**Records supplied:**

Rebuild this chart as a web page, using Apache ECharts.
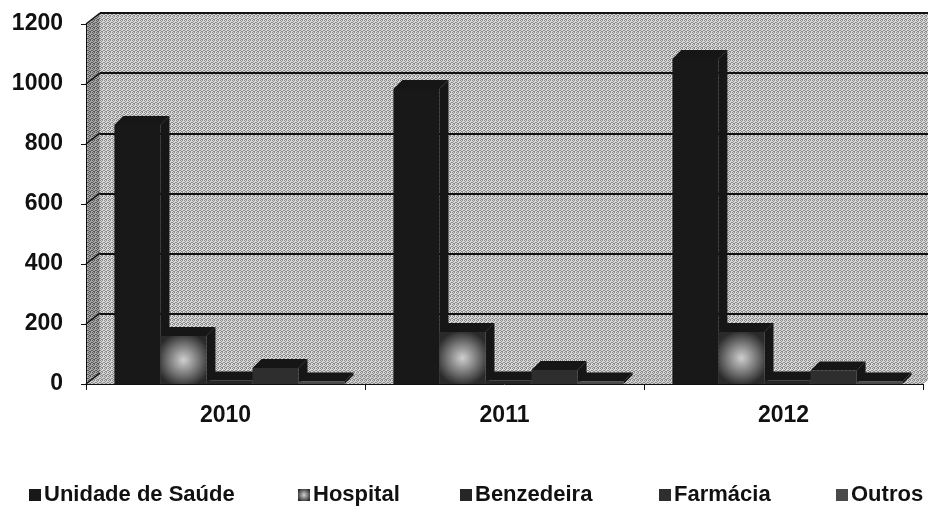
<!DOCTYPE html>
<html>
<head>
<meta charset="utf-8">
<script src="https://cdn.jsdelivr.net/npm/echarts@6/dist/echarts.min.js"></script>
<style>
html, body { margin: 0; padding: 0; background: #fff; }
#chart { width: 928px; height: 506px; }
</style>
</head>
<body>
<div id="chart"></div>
<script>
// dados
const years = ['2010', '2011', '2012'];
const seriesNames = ['Unidade de Saúde', 'Hospital', 'Benzedeira', 'Farmácia', 'Outros'];
const unidade = [863, 983, 1083];
const hospital = [160, 173, 173];
const benzedeira = [12, 12, 12];
const farmacia = [53, 47, 45];
const outros = [8, 8, 8];
const yTicks = [0, 200, 400, 600, 800, 1000, 1200];

const seriesData = [unidade, hospital, benzedeira, farmacia, outros];

// textura pontilhada (imitando o retículo da impressão)
function dither(light, dark) {
  const c = document.createElement('canvas');
  c.width = 4; c.height = 4;
  const g = c.getContext('2d');
  g.fillStyle = light;
  g.fillRect(0, 0, 4, 4);
  g.fillStyle = dark;
  [[0, 0], [2, 0], [1, 1], [3, 2], [0, 2], [2, 3], [1, 3]].forEach(p => g.fillRect(p[0], p[1], 1, 1));
  return { image: c, repeat: 'repeat' };
}

const backWall = dither('#dadada', '#8a8a8a');
const sideWall = dither('#a8a8a8', '#5a5a5a');
const floorFill = dither('#d2d2d2', '#8a8a8a');

const faceDark = '#161616';
const colors = [
  '#181818',
  { type: 'radial', x: 0.5, y: 0.5, r: 0.6,
    colorStops: [{ offset: 0, color: '#cfcfcf' }, { offset: 0.55, color: '#767676' }, { offset: 1, color: '#2a2a2a' }] },
  '#262626',
  '#2e2e2e',
  '#4a4a4a'
];
const legendLeft = [29, 298, 460, 659, 836];

const font = 'Liberation Sans, Arial, sans-serif';
const wallDx = 14, wallDy = -11;  // profundidade do fundo
const barD = 9;                   // profundidade das barras

const chart = echarts.init(document.getElementById('chart'));

function wallItem(params, api) {
  const cs = params.coordSys;
  const x = cs.x, y0 = cs.y + cs.height, x2 = cs.x + cs.width;
  const children = [
    { type: 'polygon', shape: { points: [[x, y0], [x, cs.y], [x + wallDx, cs.y + wallDy], [x + wallDx, y0 + wallDy]] },
      style: { fill: sideWall } },
    { type: 'polygon', shape: { points: [[x, y0], [x2, y0], [x2 + wallDx, y0 + wallDy], [x + wallDx, y0 + wallDy]] },
      style: { fill: floorFill } }
  ];
  yTicks.forEach(v => {
    const p = api.coord([0, v]);
    children.push({ type: 'line', shape: { x1: x, y1: p[1], x2: x + wallDx, y2: p[1] + wallDy },
      style: { stroke: '#111', lineWidth: 1.5 } });
  });
  return { type: 'group', children };
}

function barItem(k) {
  return function (params, api) {
    const idx = api.value(0), v = api.value(1);
    const p0 = api.coord([idx, 0]);
    const p1 = api.coord([idx, v]);
    const band = api.size([1, 0])[0];
    const w = band * 0.165;
    const x0 = p0[0] - 2.5 * w + k * w + 4;
    const x1 = x0 + w;
    const yb = p0[1], yt = p1[1];
    return {
      type: 'group',
      children: [
        { type: 'polygon', shape: { points: [[x1, yb], [x1, yt], [x1 + barD, yt - barD], [x1 + barD, yb - barD]] },
          style: { fill: faceDark } },
        { type: 'polygon', shape: { points: [[x0, yt], [x0 + barD, yt - barD], [x1 + barD, yt - barD], [x1, yt]] },
          style: { fill: faceDark } },
        { type: 'rect', shape: { x: x0, y: yt, width: w, height: yb - yt }, style: { fill: colors[k] } }
      ]
    };
  };
}

const series = [{
  type: 'custom',
  name: 'wall',
  xAxisIndex: 0, yAxisIndex: 0,
  data: [[0, 0]],
  renderItem: wallItem,
  clip: false,
  silent: true,
  z: 1
}];
seriesNames.forEach((n, k) => {
  series.push({
    type: 'custom',
    name: n,
    xAxisIndex: 0, yAxisIndex: 0,
    itemStyle: { color: colors[k] },
    data: seriesData[k].map((v, i) => [i, v]),
    renderItem: barItem(k),
    clip: false,
    z: 3
  });
});

const option = {
  animation: false,
  backgroundColor: '#fff',
  grid: [
    { left: 86, top: 24, width: 837, height: 360 },
    { left: 100, top: 13, width: 840, height: 361, show: true, backgroundColor: backWall, borderWidth: 0 }
  ],
  xAxis: [
    {
      type: 'category', gridIndex: 0, data: years,
      axisLine: { show: true, lineStyle: { color: '#111', width: 1 } },
      axisTick: { show: true, length: 6, lineStyle: { color: '#111' } },
      axisLabel: { margin: 20, fontSize: 23, fontWeight: 'bold', color: '#111', fontFamily: font },
      z: 4
    },
    { type: 'category', gridIndex: 1, data: years, show: false }
  ],
  yAxis: [
    {
      type: 'value', gridIndex: 0, min: 0, max: 1200, interval: 200,
      axisLine: { show: true, lineStyle: { color: '#111', width: 1 } },
      axisTick: { show: true, length: 5, lineStyle: { color: '#111' } },
      axisLabel: { margin: 23, fontSize: 23, fontWeight: 'bold', color: '#111', fontFamily: font,
        formatter: v => String(v) },
      splitLine: { show: false },
      z: 4
    },
    {
      type: 'value', gridIndex: 1, min: 0, max: 1200, interval: 200,
      axisLine: { show: false }, axisTick: { show: false }, axisLabel: { show: false },
      splitLine: { show: true, lineStyle: { color: '#111', width: 2 } }
    }
  ],
  legend: seriesNames.map((n, k) => ({
    data: [n],
    left: legendLeft[k],
    top: 484,
    padding: 0,
    icon: 'rect',
    itemWidth: 12,
    itemHeight: 12,
    selectedMode: false,
    textStyle: { fontSize: 22, fontWeight: 'bold', color: '#111', fontFamily: font, padding: [0, 0, 0, -2] }
  })),
  series
};

chart.setOption(option);
</script>
</body>
</html>
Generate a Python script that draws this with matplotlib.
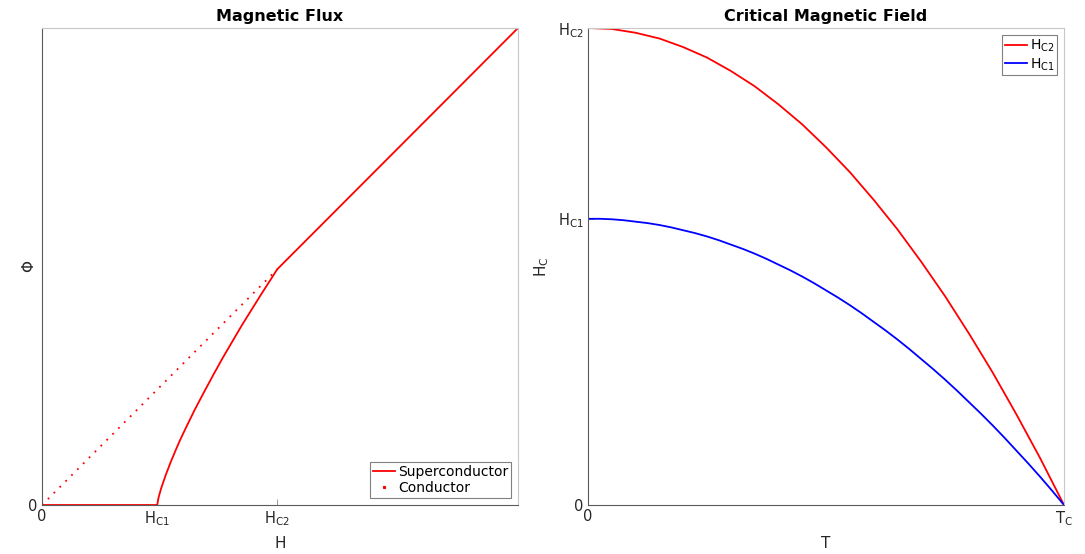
import numpy as np
from matplotlib import pyplot as plt
from matplotlib.lines import Line2D

plt.rcParams['font.family'] = ['DejaVu Sans']
plt.rcParams['mathtext.default'] = 'regular'

# 左图：磁通量
hc1 = 0.242
hc2 = 0.494
h_super = [0, 0.242, 0.245, 0.25, 0.26, 0.27, 0.28, 0.29, 0.30, 0.32, 0.34, 0.36, 0.38,
           0.40, 0.42, 0.44, 0.46, 0.48, 0.494, 1.0]
phi_super = [0, 0, 0.016, 0.034, 0.063, 0.089, 0.113, 0.136, 0.157, 0.198, 0.236, 0.273, 0.309,
             0.343, 0.377, 0.409, 0.441, 0.472, 0.494, 1.0]
h_cond = [0, 0.494]
phi_cond = [0, 0.494]
flux_xticks = [0, hc1, hc2]
flux_xlabels = ['0', '$H_{C1}$', '$H_{C2}$']

# 右图：临界磁场
t_vals = [0, 0.025, 0.05, 0.075, 0.1, 0.125, 0.15, 0.175, 0.2, 0.225, 0.25,
          0.275, 0.3, 0.325, 0.35, 0.375, 0.4, 0.425, 0.45, 0.475, 0.5,
          0.525, 0.55, 0.575, 0.6, 0.625, 0.65, 0.675, 0.7, 0.725, 0.75,
          0.775, 0.8, 0.825, 0.85, 0.875, 0.9, 0.925, 0.95, 0.975, 1.0]
hc2_vals = [1.000, 0.999, 0.998, 0.994, 0.990, 0.984, 0.978, 0.969, 0.960, 0.949, 0.938,
            0.924, 0.910, 0.894, 0.878, 0.859, 0.840, 0.819, 0.798, 0.774, 0.750,
            0.724, 0.698, 0.669, 0.640, 0.609, 0.578, 0.544, 0.510, 0.474, 0.438,
            0.399, 0.360, 0.319, 0.278, 0.234, 0.190, 0.144, 0.098, 0.049, 0.000]
hc1_vals = [0.600, 0.600, 0.599, 0.597, 0.594, 0.591, 0.587, 0.582, 0.576, 0.570, 0.563,
            0.555, 0.546, 0.537, 0.527, 0.516, 0.504, 0.492, 0.479, 0.465, 0.450,
            0.435, 0.419, 0.402, 0.384, 0.366, 0.347, 0.327, 0.306, 0.285, 0.263,
            0.240, 0.216, 0.192, 0.167, 0.141, 0.114, 0.087, 0.059, 0.030, 0.000]
field_yticks = [0, 0.6, 1.0]
field_ylabels = ['0', '$H_{C1}$', '$H_{C2}$']

fig = plt.figure(figsize=(10.85, 5.54), dpi=100)
ax1 = fig.add_axes([42/1085, 49/554, 476/1085, 477/554])
ax2 = fig.add_axes([588/1085, 49/554, 476/1085, 477/554])

def style_ax(ax):
    for s in ['left', 'bottom']:
        ax.spines[s].set_color('#5a5a5a')
    for s in ['top', 'right']:
        ax.spines[s].set_color('#c8c8c8')
    for s in ax.spines.values():
        s.set_linewidth(0.8)
    ax.tick_params(direction='in', length=4, width=0.6, colors='#8a8a8a',
                   labelcolor='#262626', labelsize=10.5, pad=3)

ax1.plot(h_super, phi_super, color='red', lw=1.3)
ax1.plot(h_cond, phi_cond, color='red', lw=1.3, linestyle=(0, (1, 3.6)))
ax1.set_xlim(0, 1)
ax1.set_ylim(0, 1)
ax1.set_xticks(flux_xticks)
ax1.set_xticklabels(flux_xlabels)
ax1.set_yticks([0])
ax1.set_yticklabels(['0'])
ax1.set_xlabel('H', fontsize=11, color='#262626', labelpad=6)
ax1.set_ylabel('Φ', fontsize=11, color='#262626')
ax1.yaxis.set_label_coords(-0.012, 0.5)
ax1.set_title('Magnetic Flux', fontsize=11.5, fontweight='bold', pad=5)
style_ax(ax1)
handles1 = [Line2D([], [], color='red', lw=1.3),
            Line2D([], [], color='red', ls='none', marker='s', markersize=1.3)]
leg1 = ax1.legend(handles1, ['Superconductor', 'Conductor'], loc='lower right', fontsize=10,
                  fancybox=False, framealpha=1, edgecolor='#808080', handlelength=1.6,
                  handletextpad=0.2, borderpad=0.2, labelspacing=0.15, borderaxespad=0.5)
leg1.get_frame().set_linewidth(0.8)

ax2.plot(t_vals, hc2_vals, color='red', lw=1.3, label='$H_{C2}$')
ax2.plot(t_vals, hc1_vals, color='blue', lw=1.3, label='$H_{C1}$')
ax2.set_xlim(0, 1)
ax2.set_ylim(0, 1)
ax2.set_xticks([0, 1])
ax2.set_xticklabels(['0', '$T_C$'])
ax2.set_yticks(field_yticks)
ax2.set_yticklabels(field_ylabels)
ax2.set_xlabel('T', fontsize=11, color='#262626', labelpad=6)
ax2.set_ylabel('$H_C$', fontsize=11, color='#262626')
ax2.yaxis.set_label_coords(-0.078, 0.5)
ax2.set_title('Critical Magnetic Field', fontsize=11.5, fontweight='bold', pad=5)
style_ax(ax2)
leg2 = ax2.legend(loc='upper right', fontsize=10, fancybox=False, framealpha=1,
                  edgecolor='#808080', handlelength=1.6, handletextpad=0.2,
                  borderpad=0.2, labelspacing=0.15, borderaxespad=0.5)
leg2.get_frame().set_linewidth(0.8)

fig.savefig('out.png', dpi=100)
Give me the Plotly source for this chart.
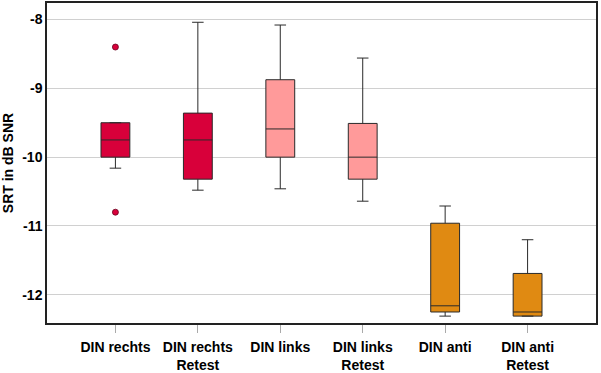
import plotly.graph_objects as go

categories = ["DIN rechts", "DIN rechts<br>Retest", "DIN links", "DIN links<br>Retest", "DIN anti", "DIN anti<br>Retest"]
lower_whisker = [-10.16, -10.48, -10.46, -10.64, -12.31, -12.31]
q1_values = [-10.00, -10.32, -10.00, -10.32, -12.25, -12.31]
medians = [-9.75, -9.75, -9.59, -10.00, -12.16, -12.25]
q3_values = [-9.50, -9.36, -8.875, -9.51, -10.96, -11.69]
upper_whisker = [-9.50, -8.04, -8.08, -8.56, -10.71, -11.20]
fill_colors = ["#D8003A", "#D8003A", "#FF9A9A", "#FF9A9A", "#E08A12", "#E08A12"]
outlier_category = ["DIN rechts", "DIN rechts"]
outlier_values = [-8.40, -10.80]
y_ticks = [-8, -9, -10, -11, -12]

fig = go.Figure()
for i, cat in enumerate(categories):
    fig.add_trace(go.Box(
        x=[cat], q1=[q1_values[i]], median=[medians[i]], q3=[q3_values[i]],
        lowerfence=[lower_whisker[i]], upperfence=[upper_whisker[i]],
        fillcolor=fill_colors[i], line=dict(color="#2a2a2a", width=1),
        width=0.35, whiskerwidth=0.4, boxpoints=False, showlegend=False,
        hoverinfo="skip",
    ))

fig.add_trace(go.Scatter(
    x=outlier_category, y=outlier_values, mode="markers",
    marker=dict(color="#D8003A", size=6, line=dict(color="#6a0020", width=0.8)),
    showlegend=False, hoverinfo="skip",
))

font_family = "Arial, Liberation Sans, sans-serif"
fig.update_layout(
    width=601, height=373,
    margin=dict(l=47, r=5, t=3, b=50, autoexpand=False),
    paper_bgcolor="white", plot_bgcolor="white",
    font=dict(family=font_family, color="black"),
    boxmode="overlay",
)
fig.update_xaxes(
    type="category", categoryorder="array", categoryarray=categories,
    range=[-0.83, 5.83], automargin=False,
    showline=True, linecolor="#222", linewidth=1.5, mirror=True,
    ticks="outside", ticklen=8, tickcolor="#aaaaaa", tickwidth=1,
    ticklabelstandoff=2,
    tickfont=dict(size=14, family=font_family, weight="bold"),
    showgrid=False,
)
fig.update_yaxes(
    range=[-12.41, -7.76], automargin=False,
    tickvals=y_ticks, ticktext=[str(v) for v in y_ticks],
    showline=True, linecolor="#222", linewidth=1.5, mirror=True,
    showgrid=True, gridcolor="#d0d0d0", gridwidth=1,
    zeroline=False, ticks="",
    tickfont=dict(size=14, family=font_family, weight="bold"),
    title=dict(text="SRT in dB SNR", font=dict(size=14, family=font_family, weight="bold"), standoff=6),
)

fig.write_html("out.html", config={"displayModeBar": False},
               post_script="document.body.style.margin='0';")
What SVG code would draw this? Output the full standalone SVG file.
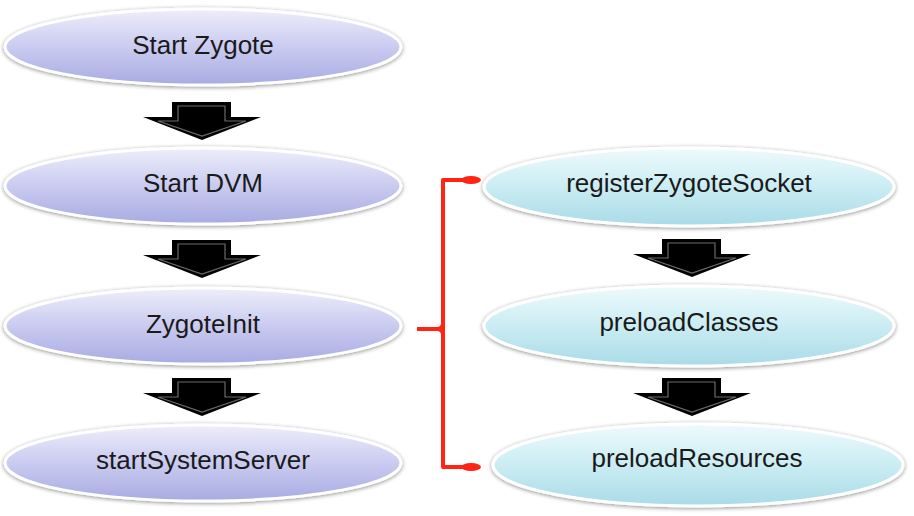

**Stated exercise:**
Copy nothing but the lines from the top of the material through the line holding "benzedeira, farmacia, outros];", exactly as written; omit pictures.

**Solution:**
Rebuild this chart as a web page, using Apache ECharts.
<!DOCTYPE html>
<html>
<head>
<meta charset="utf-8">
<script src="https://cdn.jsdelivr.net/npm/echarts@6/dist/echarts.min.js"></script>
<style>
html, body { margin: 0; padding: 0; background: #fff; }
#chart { width: 928px; height: 506px; }
</style>
</head>
<body>
<div id="chart"></div>
<script>
// dados
const years = ['2010', '2011', '2012'];
const seriesNames = ['Unidade de Saúde', 'Hospital', 'Benzedeira', 'Farmácia', 'Outros'];
const unidade = [863, 983, 1083];
const hospital = [160, 173, 173];
const benzedeira = [12, 12, 12];
const farmacia = [53, 47, 45];
const outros = [8, 8, 8];
const yTicks = [0, 200, 400, 600, 800, 1000, 1200];

const seriesData = [unidade, hospital, benzedeira, farmacia, outros];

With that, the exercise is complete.